The game is very simple. Players set out several cards. They analyze the numbers and find an equation in the numbers. They then call out, ‘Proof!’ and have to show the other players what their equation is. If the math is correct, the player can keep the numbers they guessed. Then deal more cards into the spots that are blank and do it again. The player with the most amount of cards in his hand at the end wins the game!

You can get Proof! here.

## 10. Math Dice

Math Dice Chase is a cool math game that can be played anywhere. It consists of four specially made dice, two of which are purple and two of which are blue. Players sit in a circle. People on the opposite side of the circle each get a pair of dice which they quickly roll and call out the correct number which is the multiplied sum. The dice are then quickly passed to the left and the next player rolls it and calls out the multiplied sum.

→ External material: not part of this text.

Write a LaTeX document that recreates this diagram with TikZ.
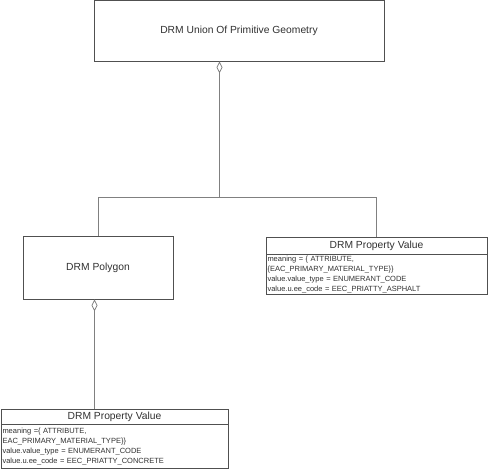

The person caught with 4 dice (two pairs) loses the game and is out. You can read more about it here.

## Why It’s Important to Make Math Games Fun

Are cool math games ‘nice-to-haves’ or are they crucial to the future of enjoying and excelling in arithmetic? Can we stick to boring rote learning or multiplication tables or should we strive to make math fun and entertaining?

Classical educator, Dorothy Sayers, believed we need to start teaching rudimentary mathematical concepts at an early stage when children take to learning these things with more enjoyment:

Mathematics begins with the multiplication table, which, if not learnt [between 4 and 8 years of age], will never be learnt with pleasure – Dorothy Sayers, Lost Tools of Learning, p. 11.

There’s certainly no disadvantage to adding a little enjoyment to the math subjects. So, why not incorporate some of these fun math games into your curriculum?

## Conclusion: Make Cool Math Games Fun!

You can either teach math in a way that turns children off or teach math in a way that makes them want to take the subject further. That’s what these cool math games do. They turn the (what many children find) boring math subjects into fun games that children enjoy and learn from as well. So, why not try them out and make math more enjoyable for everyone!